» **DO THIS**
Return every line below as is, leaving out the pictures.

» **GIVEN DATA**

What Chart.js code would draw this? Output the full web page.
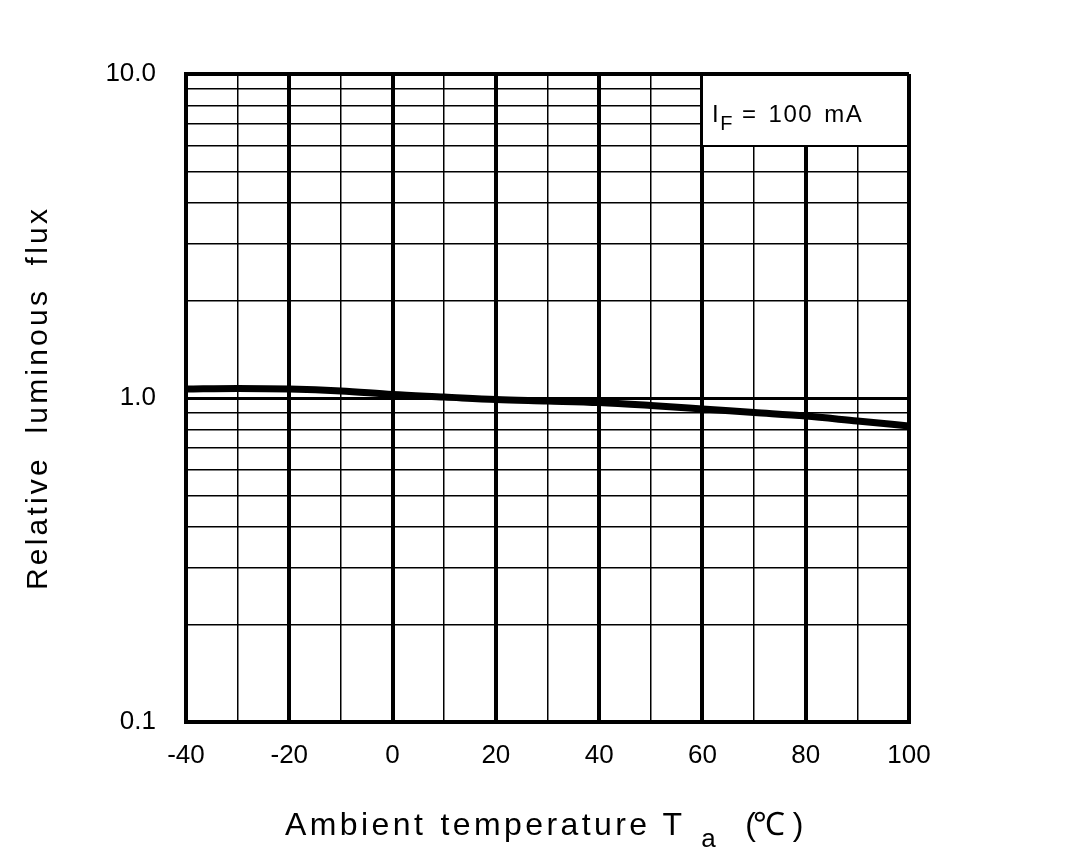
<!DOCTYPE html>
<html>
<head>
<meta charset="utf-8">
<script src="https://cdn.jsdelivr.net/npm/chart.js@4.4.1/dist/chart.umd.min.js"></script>
<style>
  body { margin: 0; background: #fff; }
  #chart { display: block; }
</style>
</head>
<body>
<canvas id="chart" width="1091" height="858"></canvas>
<script>
// temperature points (deg C) and relative luminous flux
const temps = [-40, -30, -20, -10, 0, 10, 20, 30, 40, 50, 60, 70, 80, 90, 100];
const flux = [1.066, 1.070, 1.066, 1.051, 1.025, 1.007, 0.989, 0.979, 0.968, 0.948, 0.925, 0.902, 0.880, 0.849, 0.820];

// grid / tick values
const xGrid = [-40, -30, -20, -10, 0, 10, 20, 30, 40, 50, 60, 70, 80, 90, 100];
const xLabelled = [-40, -20, 0, 20, 40, 60, 80, 100];
const yGrid = [0.1, 0.2, 0.3, 0.4, 0.5, 0.6, 0.7, 0.8, 0.9, 1, 2, 3, 4, 5, 6, 7, 8, 9, 10];
const yLabels = { 0.1: '0.1', 1: '1.0', 10: '10.0' };

const FONT = "'Liberation Sans', Arial, sans-serif";

const textPlugin = {
  id: 'textPlugin',
  beforeDatasetsDraw(chart) {
    // condition box in the top right corner, covers the grid
    const ctx = chart.ctx;
    const a = chart.chartArea;
    const boxW = 207, boxH = 72;
    ctx.save();
    ctx.fillStyle = '#fff';
    ctx.fillRect(a.right - boxW, a.top + 2, boxW - 2, boxH - 2);
    ctx.strokeStyle = '#000';
    ctx.lineWidth = 2;
    ctx.beginPath();
    ctx.moveTo(a.right - boxW, a.top);
    ctx.lineTo(a.right - boxW, a.top + boxH);
    ctx.lineTo(a.right, a.top + boxH);
    ctx.stroke();

    ctx.fillStyle = '#000';
    ctx.textBaseline = 'alphabetic';
    ctx.textAlign = 'left';
    let x = a.right - boxW + 10;
    const base = a.top + 48;
    ctx.font = '24px ' + FONT;
    ctx.letterSpacing = '1.5px';
    ctx.fillText('I', x, base);
    x += ctx.measureText('I').width;
    ctx.font = '20px ' + FONT;
    ctx.fillText('F', x, base + 8);
    x += ctx.measureText('F').width + 8;
    ctx.font = '24px ' + FONT;
    ctx.wordSpacing = '3px';
    ctx.fillText('= 100 mA', x, base);
    ctx.restore();
  },
  afterDraw(chart) {
    const ctx = chart.ctx;
    const a = chart.chartArea;
    ctx.save();
    ctx.fillStyle = '#000';
    ctx.textBaseline = 'alphabetic';

    // y title
    ctx.save();
    ctx.translate(47, (a.top + a.bottom) / 2);
    ctx.rotate(-Math.PI / 2);
    ctx.textAlign = 'center';
    ctx.font = '30px ' + FONT;
    ctx.letterSpacing = '3.2px';
    ctx.wordSpacing = '11px';
    ctx.fillText('Relative luminous flux', 0, 0);
    ctx.restore();

    // x title with subscript
    ctx.textAlign = 'left';
    ctx.letterSpacing = '3.4px';
    ctx.wordSpacing = '2px';
    const big = '32px ' + FONT;
    const parts = [
      { t: 'Ambient temperature', f: big, dy: 0, gap: 12 },
      { t: 'T', f: big, dy: 0, gap: 16 },
      { t: 'a', f: '26px ' + FONT, dy: 12, gap: 26 },
      { t: '(', f: big, dy: 0, gap: -6 },
      { t: '\u2103', f: big, dy: 0, gap: 4 },
      { t: ')', f: big, dy: 0, gap: 0 }
    ];
    let x = 285;
    const base = 835;
    parts.forEach(p => {
      ctx.font = p.f;
      ctx.fillText(p.t, x, base + p.dy);
      x += ctx.measureText(p.t).width + p.gap;
    });
    ctx.restore();
  }
};

const ctx = document.getElementById('chart').getContext('2d');
new Chart(ctx, {
  type: 'line',
  data: {
    datasets: [{
      data: temps.map((t, i) => ({ x: t, y: flux[i] })),
      borderColor: '#000',
      borderWidth: 7,
      pointRadius: 0,
      tension: 0.4,
      cubicInterpolationMode: 'monotone',
      fill: false
    }]
  },
  options: {
    responsive: false,
    animation: false,
    events: [],
    layout: { padding: { top: 74, right: 182, left: 0, bottom: 0 } },
    plugins: { legend: { display: false }, tooltip: { enabled: false } },
    scales: {
      x: {
        type: 'linear',
        min: -40,
        max: 100,
        afterBuildTicks: (scale) => { scale.ticks = xGrid.map(v => ({ value: v })); },
        afterFit: (scale) => { scale.height = 136; },
        ticks: {
          autoSkip: false,
          maxRotation: 0,
          padding: 18,
          color: '#000',
          font: { family: FONT, size: 26 },
          callback: (v) => xLabelled.includes(v) ? String(v) : ''
        },
        grid: {
          drawTicks: false,
          color: '#000',
          lineWidth: (c) => (c.tick && c.tick.value % 20 === 0) ? 4 : 1.5
        },
        border: { display: true, color: '#000', width: 4 }
      },
      y: {
        type: 'logarithmic',
        min: 0.1,
        max: 10,
        afterBuildTicks: (scale) => { scale.ticks = yGrid.map(v => ({ value: v })); },
        afterFit: (scale) => { scale.width = 186; },
        ticks: {
          autoSkip: false,
          padding: 30,
          color: '#000',
          font: { family: FONT, size: 26 },
          callback: (v) => yLabels[v] || ''
        },
        grid: {
          drawTicks: false,
          color: '#000',
          lineWidth: (c) => {
            const v = c.tick ? c.tick.value : 0;
            if (v === 0.1 || v === 10) return 4;
            if (v === 1) return 3;
            return 1.5;
          }
        },
        border: { display: true, color: '#000', width: 4 }
      }
    }
  },
  plugins: [textPlugin]
});
</script>
</body>
</html>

» **WORKED SOLUTION**
What Chart.js code would draw this? Output the full web page.
<!DOCTYPE html>
<html>
<head>
<meta charset="utf-8">
<script src="https://cdn.jsdelivr.net/npm/chart.js@4.4.1/dist/chart.umd.min.js"></script>
<style>
  body { margin: 0; background: #fff; }
  #chart { display: block; }
</style>
</head>
<body>
<canvas id="chart" width="1091" height="858"></canvas>
<script>
// temperature points (deg C) and relative luminous flux
const temps = [-40, -30, -20, -10, 0, 10, 20, 30, 40, 50, 60, 70, 80, 90, 100];
const flux = [1.066, 1.070, 1.066, 1.051, 1.025, 1.007, 0.989, 0.979, 0.968, 0.948, 0.925, 0.902, 0.880, 0.849, 0.820];

// grid / tick values
const xGrid = [-40, -30, -20, -10, 0, 10, 20, 30, 40, 50, 60, 70, 80, 90, 100];
const xLabelled = [-40, -20, 0, 20, 40, 60, 80, 100];
const yGrid = [0.1, 0.2, 0.3, 0.4, 0.5, 0.6, 0.7, 0.8, 0.9, 1, 2, 3, 4, 5, 6, 7, 8, 9, 10];
const yLabels = { 0.1: '0.1', 1: '1.0', 10: '10.0' };

const FONT = "'Liberation Sans', Arial, sans-serif";

const textPlugin = {
  id: 'textPlugin',
  beforeDatasetsDraw(chart) {
    // condition box in the top right corner, covers the grid
    const ctx = chart.ctx;
    const a = chart.chartArea;
    const boxW = 207, boxH = 72;
    ctx.save();
    ctx.fillStyle = '#fff';
    ctx.fillRect(a.right - boxW, a.top + 2, boxW - 2, boxH - 2);
    ctx.strokeStyle = '#000';
    ctx.lineWidth = 2;
    ctx.beginPath();
    ctx.moveTo(a.right - boxW, a.top);
    ctx.lineTo(a.right - boxW, a.top + boxH);
    ctx.lineTo(a.right, a.top + boxH);
    ctx.stroke();

    ctx.fillStyle = '#000';
    ctx.textBaseline = 'alphabetic';
    ctx.textAlign = 'left';
    let x = a.right - boxW + 10;
    const base = a.top + 48;
    ctx.font = '24px ' + FONT;
    ctx.letterSpacing = '1.5px';
    ctx.fillText('I', x, base);
    x += ctx.measureText('I').width;
    ctx.font = '20px ' + FONT;
    ctx.fillText('F', x, base + 8);
    x += ctx.measureText('F').width + 8;
    ctx.font = '24px ' + FONT;
    ctx.wordSpacing = '3px';
    ctx.fillText('= 100 mA', x, base);
    ctx.restore();
  },
  afterDraw(chart) {
    const ctx = chart.ctx;
    const a = chart.chartArea;
    ctx.save();
    ctx.fillStyle = '#000';
    ctx.textBaseline = 'alphabetic';

    // y title
    ctx.save();
    ctx.translate(47, (a.top + a.bottom) / 2);
    ctx.rotate(-Math.PI / 2);
    ctx.textAlign = 'center';
    ctx.font = '30px ' + FONT;
    ctx.letterSpacing = '3.2px';
    ctx.wordSpacing = '11px';
    ctx.fillText('Relative luminous flux', 0, 0);
    ctx.restore();

    // x title with subscript
    ctx.textAlign = 'left';
    ctx.letterSpacing = '3.4px';
    ctx.wordSpacing = '2px';
    const big = '32px ' + FONT;
    const parts = [
      { t: 'Ambient temperature', f: big, dy: 0, gap: 12 },
      { t: 'T', f: big, dy: 0, gap: 16 },
      { t: 'a', f: '26px ' + FONT, dy: 12, gap: 26 },
      { t: '(', f: big, dy: 0, gap: -6 },
      { t: '\u2103', f: big, dy: 0, gap: 4 },
      { t: ')', f: big, dy: 0, gap: 0 }
    ];
    let x = 285;
    const base = 835;
    parts.forEach(p => {
      ctx.font = p.f;
      ctx.fillText(p.t, x, base + p.dy);
      x += ctx.measureText(p.t).width + p.gap;
    });
    ctx.restore();
  }
};

const ctx = document.getElementById('chart').getContext('2d');
new Chart(ctx, {
  type: 'line',
  data: {
    datasets: [{
      data: temps.map((t, i) => ({ x: t, y: flux[i] })),
      borderColor: '#000',
      borderWidth: 7,
      pointRadius: 0,
      tension: 0.4,
      cubicInterpolationMode: 'monotone',
      fill: false
    }]
  },
  options: {
    responsive: false,
    animation: false,
    events: [],
    layout: { padding: { top: 74, right: 182, left: 0, bottom: 0 } },
    plugins: { legend: { display: false }, tooltip: { enabled: false } },
    scales: {
      x: {
        type: 'linear',
        min: -40,
        max: 100,
        afterBuildTicks: (scale) => { scale.ticks = xGrid.map(v => ({ value: v })); },
        afterFit: (scale) => { scale.height = 136; },
        ticks: {
          autoSkip: false,
          maxRotation: 0,
          padding: 18,
          color: '#000',
          font: { family: FONT, size: 26 },
          callback: (v) => xLabelled.includes(v) ? String(v) : ''
        },
        grid: {
          drawTicks: false,
          color: '#000',
          lineWidth: (c) => (c.tick && c.tick.value % 20 === 0) ? 4 : 1.5
        },
        border: { display: true, color: '#000', width: 4 }
      },
      y: {
        type: 'logarithmic',
        min: 0.1,
        max: 10,
        afterBuildTicks: (scale) => { scale.ticks = yGrid.map(v => ({ value: v })); },
        afterFit: (scale) => { scale.width = 186; },
        ticks: {
          autoSkip: false,
          padding: 30,
          color: '#000',
          font: { family: FONT, size: 26 },
          callback: (v) => yLabels[v] || ''
        },
        grid: {
          drawTicks: false,
          color: '#000',
          lineWidth: (c) => {
            const v = c.tick ? c.tick.value : 0;
            if (v === 0.1 || v === 10) return 4;
            if (v === 1) return 3;
            return 1.5;
          }
        },
        border: { display: true, color: '#000', width: 4 }
      }
    }
  },
  plugins: [textPlugin]
});
</script>
</body>
</html>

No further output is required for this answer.